Buyer shall and shall procure that its Supply Chain has implemented appropriate measures and procedures to comply with any environmental (including carbon, gas, water, anti-pollution, waste reduction, air quality, waste monitoring) legislation, rules, codes and must cooperate with Westfalia-Automotive GmbH and make available to Westfalia-Automotive GmbH any information or specification required so that Westfalia-Automotive GmbH can comply with any environmental and related reporting obligations.

Buyer must have and shall procure that its Supply Chain keeps appropriate records and which can be audited by Westfalia-Automotive GmbH upon request to review and assess compliance with these terms.

Without prejudice to the generality of the foregoing, Buyer shall maintain detailed, accurate and up-to-date records setting out its staff hiring procedures, its supplier selection processes and the steps it takes to ensure that it and each member of its Supply Chain is not engaged in practices which are prohibited by the above mentioned legislation and shall promptly provide copies of such records to Westfalia-Automotive GmbH.

For the purposes of this section, "Trade Restrictions" means any applicable laws and regulations relating to sanctions (including comprehensive or sectoral embargoes and restricted parties) and export controls (including military or dual usage products) administered by HM Treasury, US Department of Treasury and any similar sanctions imposed by the European Union, the United Nations and any other equivalent body (governmental or otherwise) and any other applicable law or regulation.

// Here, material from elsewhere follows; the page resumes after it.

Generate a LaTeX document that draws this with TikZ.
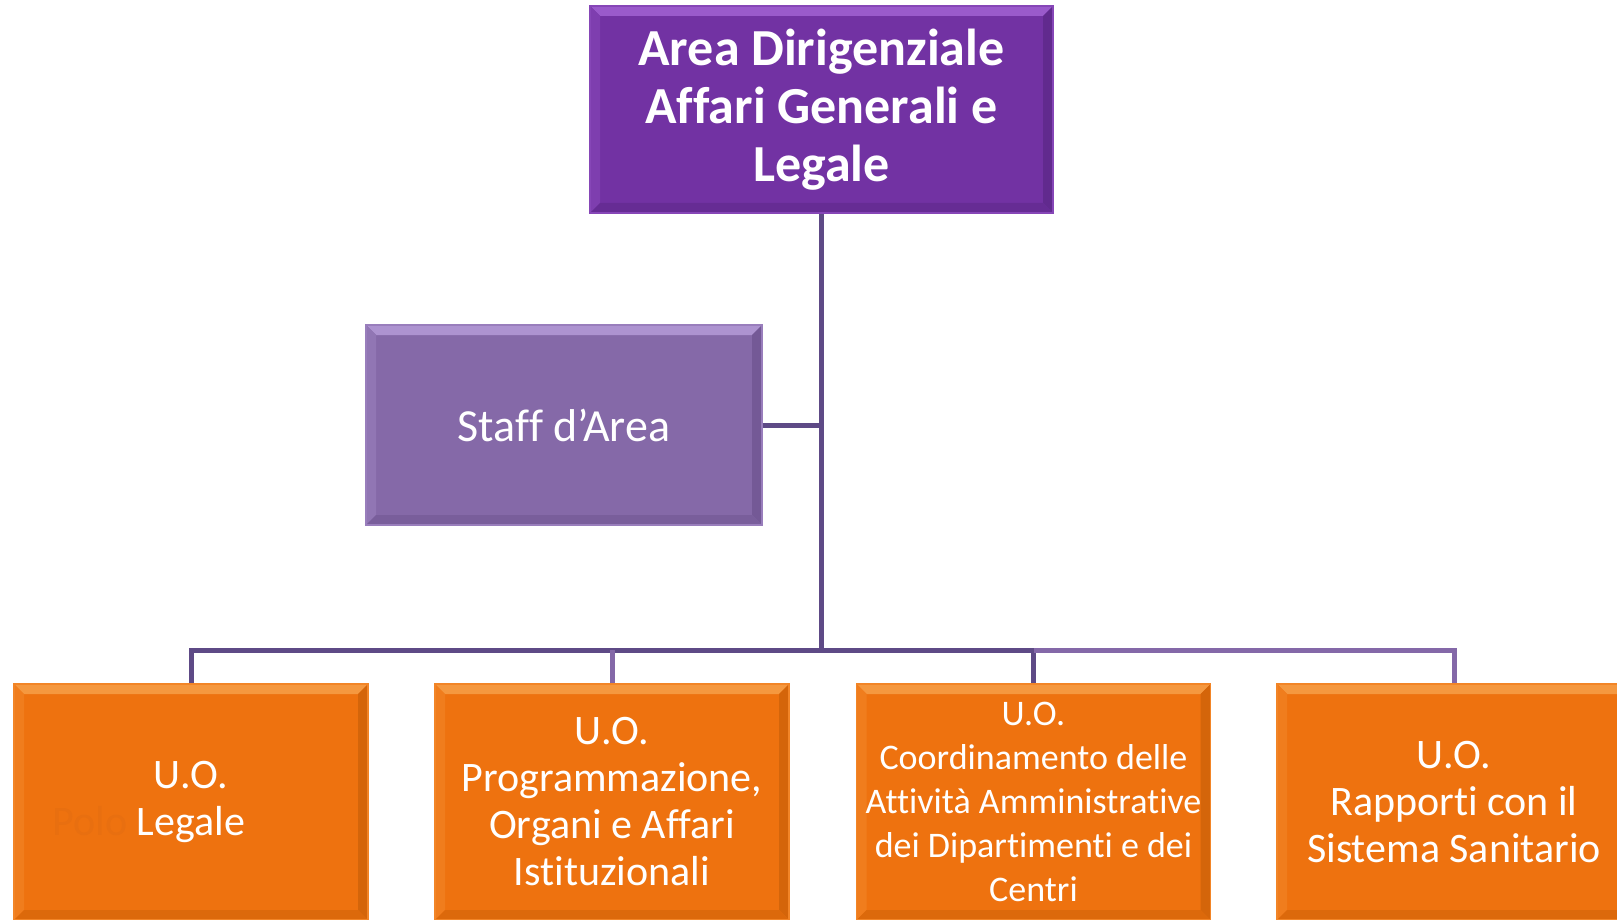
\documentclass[tikz,border=0pt]{standalone}
\usepackage{fontspec}
\setmainfont{Carlito}[Ligatures=NoCommon]
\definecolor{purA}{HTML}{7232A3}
\definecolor{purAl}{HTML}{9A5ACB}
\definecolor{purAd}{HTML}{612A8E}
\definecolor{purB}{HTML}{8569A8}
\definecolor{purBl}{HTML}{AD93D0}
\definecolor{purBd}{HTML}{745996}
\definecolor{orgA}{HTML}{EE720F}
\definecolor{orgAl}{HTML}{F5983F}
\definecolor{orgAd}{HTML}{D4650A}
\definecolor{polocol}{HTML}{E86F10}
\definecolor{lineD}{HTML}{5E4A86}
\definecolor{lineL}{HTML}{8468A8}
\tikzset{
  bev/.style n args={3}{fill=#1, draw=#2!50!#1, line width=1.2pt, inner sep=0pt,
    text=white, align=center,
    path picture={
      \fill[#2] (path picture bounding box.north west) -- (path picture bounding box.north east)
        -- ([shift={(-10pt,-10pt)}]path picture bounding box.north east)
        -- ([shift={(10pt,-10pt)}]path picture bounding box.north west) -- cycle;
      \fill[#1!70!#2] (path picture bounding box.north west) -- ([shift={(10pt,-10pt)}]path picture bounding box.north west)
        -- ([shift={(10pt,10pt)}]path picture bounding box.south west) -- (path picture bounding box.south west) -- cycle;
      \fill[#3] (path picture bounding box.north east) -- ([shift={(-10pt,-10pt)}]path picture bounding box.north east)
        -- ([shift={(-10pt,10pt)}]path picture bounding box.south east) -- (path picture bounding box.south east) -- cycle;
      \fill[#3!70!#1] (path picture bounding box.south west) -- ([shift={(10pt,10pt)}]path picture bounding box.south west)
        -- ([shift={(-10pt,10pt)}]path picture bounding box.south east) -- (path picture bounding box.south east) -- cycle;
    }},
  topbox/.style={bev={purA}{purAl}{purAd}, minimum width=463pt, minimum height=207pt,
    font=\fontsize{52}{58}\selectfont\bfseries},
  staffbox/.style={bev={purB}{purBl}{purBd}, minimum width=396pt, minimum height=200pt,
    font=\fontsize{46}{54}\selectfont},
  unitbox/.style={bev={orgA}{orgAl}{orgAd}, minimum width=354pt, minimum height=236pt,
    font=\fontsize{42}{47}\selectfont},
  cd/.style={draw=lineD, line width=5pt, line join=miter},
  cl/.style={draw=lineL, line width=5pt, line join=miter},
}
\begin{document}
\begin{tikzpicture}[x=1pt,y=-1pt]
\useasboundingbox (0,0) rectangle (1617,920);
\clip (0,0) rectangle (1617,920);
\node[topbox] (top) at (821.5,109.5) {Area Dirigenziale\\Affari Generali e\\Legale};
\node[staffbox] (staff) at (564,425) {Staff d’Area};
\node[unitbox] (b1) at (191,802) {U.O.\\\llap{\textcolor{polocol}{Polo }}Legale};
\node[unitbox] (b2) at (612,802) {U.O.\\Programmazione,\\Organi e Affari\\Istituzionali};
\node[unitbox, font=\fontsize{36}{44}\selectfont] (b3) at (1033.5,802) {U.O.\\Coordinamento delle\\Attività Amministrative\\dei Dipartimenti e dei\\Centri};
\node[unitbox] (b4) at (1454,802) {U.O.\\Rapporti con il\\Sistema Sanitario};
\coordinate (hub) at (821.5,650);
\draw[cd] (top.south) -- (hub);
\draw[cd] (staff.east) -- (staff.east -| top.south);
\draw[cd] (b1.north) |- (hub);
\draw[cl] (b2.north) -- (b2.north |- hub);
\draw[cd] (b3.north) |- (hub);
\draw[cl] (b4.north) |- (b3.north |- hub);
\end{tikzpicture}
\end{document}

Buyer represents, warrants and undertakes that:

(a) neither it nor any affiliate or personnel is:

(i) subject to any Trade Restrictions (including but not limited to a designation on an applicable restricted party list administered by any of the applicable abovementioned administrations); or

(ii) aware of or has taken any action, directly or indirectly, that could result in a breach of any Trade Restrictions;

(b) it conducts, has conducted and will conduct its business in compliance with Trade Restrictions and has instituted and maintains policies and procedures designed to ensure continued compliance with Trade Restrictions;

(c) it will promptly notify Westfalia Automotive GmbH in writing together with all relevant details if it is unable to perform any one or more of its obligations under these terms in whole or in part as a result of the imposition of Trade Restrictions against a country or person or the addition of a good or service to a list of sanctioned goods or services under an applicable Trade Restrictions regime, including but not limited to where it is in breach of this section; and

(d) following notification in accordance with paragraph (c), it will work with Westfalia Automotive GmbH to agree, within a reasonable period, a practical solution to permit continuity of these terms in a manner that is compliant with Trade Restrictions, to the extent legally possible.

If the Parties do not agree a practical solution (including but not limited where no practical solution is legally possible) within 10 working days of receipt of notification under paragraphs (c) or (d) or within 10 working days of Westfalia Automotive GmbH becoming aware of the risk referred to above, Westfalia Automotive GmbH may terminate these terms immediately by written notice.

Buyer will indemnify and keep indemnified Westfalia Automotive GmbH against all losses, liabilities, fines, costs, expenses (including legal fees on an indemnity basis) and damages suffered or incurred by Westfalia Automotive GmbH arising out of or in connection with Buyer breaching the terms of this section.

Breach of this section shall entitle Westfalia Automotive GmbH to suspend (in whole or part) for such period as the Westfalia Automotive GmbH may in its absolute discretion determine or terminate these terms (in each case, at the Westfalia Automotive GmbH option) by written notice with immediate effect.